Across the United States, you won’t find many states that embrace basketball like Kentucky, and Louisville is at the epicenter of it. At the epicenter of the epicenter, so to speak, U of L held its second annual Louisville Live event on Friday night at Fourth Street Live.
Fans got a look at the 2019 men’s and women’s basketball teams Louisville will have this year. Both competed in three-point contests within their team, with Ryan McMahon and Jessica Laemmle winning on the men’s and women’s side, respectively.
Jaelyn Withers also came away as the dunk contest winner, dethroning last year’s champion Darius Perry.
Perhaps the biggest change from last year’s event was the star power that was brought in for the show. Donovan Mitchell returned as a special guest for the dunk contest. Jack Harlow, fresh off his new mixtape Confetti, also arrived as a surprise guest for Louisville. Angel McCoughtry made an appearance with the women’s team earlier in the show, making an announcement that she would be bringing her ice cream shop to Louisville. Darrell Griffith and Denny Crum also made appearances.
In addition, Louisville Live also saw the Harlem Globetrotters make a cameo appearance, along with Vince Tyra and Luke Hancock playing a Louisville-themed horse game called “502.” Louisville Live made every attempt it could to one-up its inaugural event last year, with bigger names making surprise appearances.
This came as no surprise, given Louisville now has bigger expectations under second-year head coach Chris Mack. Mack made his dramatic entrance with the men’s basketball team alongside his son, wearing a custom Louisville biker jacket. This mirrored last year’s entrance, where he arrived on the court with a Louisville hat and varsity jacket.
Just like Mack’s entrance, Louisville made their proclamations known on the event. The team alluded to winning a national championship in Atlanta later this spring, going undefeated, and of course beating Kentucky this year.

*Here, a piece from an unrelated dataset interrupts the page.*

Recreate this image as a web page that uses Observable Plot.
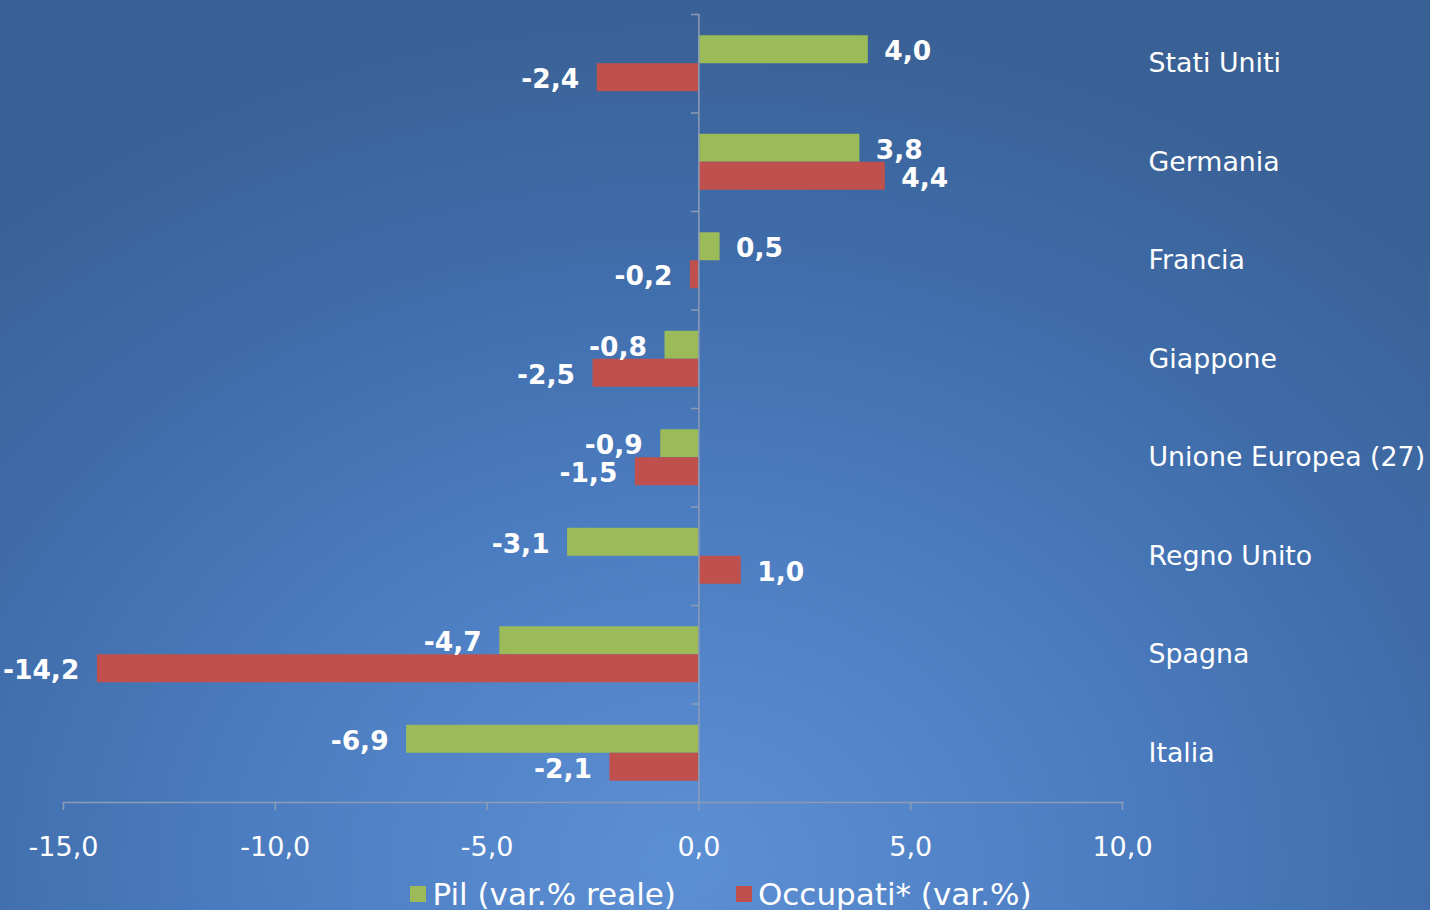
<!DOCTYPE html>
<html>
<head>
<meta charset="utf-8">
<script src="https://cdn.jsdelivr.net/npm/d3@7"></script>
<script src="https://cdn.jsdelivr.net/npm/@observablehq/plot@0.6"></script>
<style>
  html, body { margin: 0; padding: 0; }
  body {
    width: 1430px; height: 910px; overflow: hidden;
    background: radial-gradient(ellipse 75% 95% at 48% 95%, #5d8fd4 0%, #4c7dc1 40%, #3f6ca9 72%, #3a6195 100%);
    font-family: "DejaVu Sans", Verdana, sans-serif;
  }
  #chart svg { display: block; }
  #legend {
    position: relative; height: 40px; display: flex; justify-content: center; align-items: center;
    color: #ffffff; font-size: 31px; line-height: 40px; padding-left: 12px; margin-top: 6px;
  }
  #legend .item { display: flex; align-items: center; margin: 0 30px; white-space: nowrap; }
  #legend .sw { display: inline-block; width: 16px; height: 16px; margin-right: 6px; }
</style>
</head>
<body>
<div id="chart"></div>
<div id="legend"></div>
<script>
const countries = ["Stati Uniti", "Germania", "Francia", "Giappone", "Unione Europea (27)", "Regno Unito", "Spagna", "Italia"];
const seriesNames = ["Pil (var.% reale)", "Occupati* (var.%)"];
const seriesColors = ["#9BBB59", "#C0504D"];
const pil = [4.0, 3.8, 0.5, -0.8, -0.9, -3.1, -4.7, -6.9];
const occupati = [-2.4, 4.4, -0.2, -2.5, -1.5, 1.0, -14.2, -2.1];
const xTicks = [-15, -10, -5, 0, 5, 10];

const data = [];
countries.forEach((c, i) => {
  data.push({country: c, series: seriesNames[0], value: pil[i]});
  data.push({country: c, series: seriesNames[1], value: occupati[i]});
});

const fmt = v => v.toFixed(1).replace(".", ",");
const axisGray = "#8d9cb6";

const tickSymbol = {
  draw(context) { context.moveTo(-8, 0); context.lineTo(0, 0); }
};

const chart = Plot.plot({
  width: 1430,
  height: 868,
  marginLeft: 63,
  marginRight: 308,
  marginTop: 14,
  marginBottom: 66,
  style: {background: "transparent", fontFamily: "DejaVu Sans, Verdana, sans-serif", color: "white", overflow: "visible"},
  x: {domain: [-15, 10]},
  y: {domain: seriesNames, paddingInner: 0, paddingOuter: 0.76, round: false, axis: null},
  fy: {domain: countries, padding: 0, round: false, label: null},
  color: {domain: seriesNames, range: seriesColors},
  marks: [
    Plot.barX(data, {x: "value", y: "series", fy: "country", fill: "series"}),
    Plot.ruleX([0], {stroke: axisGray, strokeWidth: 1.5}),
    Plot.dot([0], {x: d => d, frameAnchor: "top", symbol: tickSymbol, fill: "none", stroke: axisGray, strokeWidth: 1.5}),
    Plot.frame({anchor: "bottom", stroke: axisGray, strokeWidth: 1.5, facetAnchor: "bottom"}),
    Plot.axisX({ticks: xTicks, tickSize: 8, tickPadding: 26, fontSize: 27, tickFormat: d => fmt(d), stroke: axisGray, strokeWidth: 1.5, fill: "white", label: null}),
    Plot.axisFy({anchor: "right", tickSize: 0, tickPadding: 26, fontSize: 26.8, fill: "white", textAnchor: "start", label: null}),
    Plot.text(data.filter(d => d.value >= 0), {x: "value", y: "series", fy: "country", text: d => fmt(d.value), textAnchor: "start", dx: 16, dy: 2, fill: "white", fontWeight: "bold", fontSize: 26.5}),
    Plot.text(data.filter(d => d.value < 0), {x: "value", y: "series", fy: "country", text: d => fmt(d.value), textAnchor: "end", dx: -18, dy: 2, fill: "white", fontWeight: "bold", fontSize: 26.5})
  ]
});
document.getElementById("chart").appendChild(chart);

const legend = document.getElementById("legend");
seriesNames.forEach((name, i) => {
  const item = document.createElement("span");
  item.className = "item";
  const sw = document.createElement("span");
  sw.className = "sw";
  sw.style.background = seriesColors[i];
  item.appendChild(sw);
  item.appendChild(document.createTextNode(name));
  legend.appendChild(item);
});
</script>
</body>
</html>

The women’s team has its own buzz this season as well. The Cardinals are not only projected as a potential top ten team to start the season, but they are also the favorites to win the ACC per analyst Debbie Antonelli. Jazmine Jones also returns to remind us all that she is possibly the absolute best.
Much like last year, Louisville parlayed a successful live event into a big time commitment. The Cards got a commitment from Aiden Igiehon shortly after last year’s event; today, U of L got one from top JUCO talent Jay Scrubb.
— Jake (@jakeweingarten) September 28, 2019
What the Future of Louisville Live Could Look Like
With two Louisville Live events in the books, one has to wonder what the next steps for Louisville Live will be in 2020 and beyond.
First would be where Louisville Live goes from here, in terms of the event. There’s an unfound novelty to Louisville Live being held at Fourth Street Live; you don’t see many of the premier college basketball programs being able to hold their pre-season rallies in an entertainment district like that, especially since it has been free for any fan to attend the last two seasons.
But with the program reintroducing a new version of the iconic Dunking Cardinal logo, and changing the court to a throwback-oriented layout, perhaps they will bring the event to Freedom Hall. There would undoubtedly be questions about pricing and capacity if it were moved to a venue like that, but I imagine a lot of fans would get behind Louisville Live going there at some point.
Case in point, the NBA’s Portland Trail Blazers have a preseason game in a few weeks at their former arena, the Veterans Memorial Coliseum. And coincidentally, the Blazers also adopted a throwback-style court for their 50th anniversary season. Louisville is a little bit past their 100th season of basketball, but they could make something happen with Louisville Live (or even a preseason game) at Freedom Hall.
And let’s not forget what started the night; the friendly 2-on-2 featuring Louisville athletic director Vince Tyra, and former U of L standout and 2013 Most Outstanding Player Luke Hancock. Maybe future events wouldn’t hold a 2-on-2 event, but what about a possible one-on-one dream match between two Louisville greats? Most fans would be excited to see Russ Smith battle Donovan Mitchell in a game of 21. Or about Shoni Schimmel going toe-to-toe with Asia Durr? The possibilities here are endless.
Chris Mack went from a varsity jacket and hat in 2018, to a biker jacket with Kid Rock blaring and his son making an appearance on-stage. If next year doesn’t see him upgrading his entrance attire to a studded leather jacket like Rob Halford, and coming out riding a chopper like The Undertaker in 2001, I’ll be the first man to be disappointed. And if he does so, he absolutely needs to come out to Judas Priest. That’s just me, as a longtime metal fan speaking.
We can certainly expect Mitchell and Jack Harlow to make repeated appearances. But what about Bryson Tiller showing up? Or possibly WWE superstar (and absolute freak of an athlete) Ricochet? Those are two I’d like to show up in the near future.
That’s not even getting into Louisville Live as a big event for recruiting. With two big time commitments stemming from the event (or, at the very least, a strong correlation), there’s no doubt that Louisville Live will continue to be a staple of U of L basketball for years to come.
The only question is, what will U of L do next?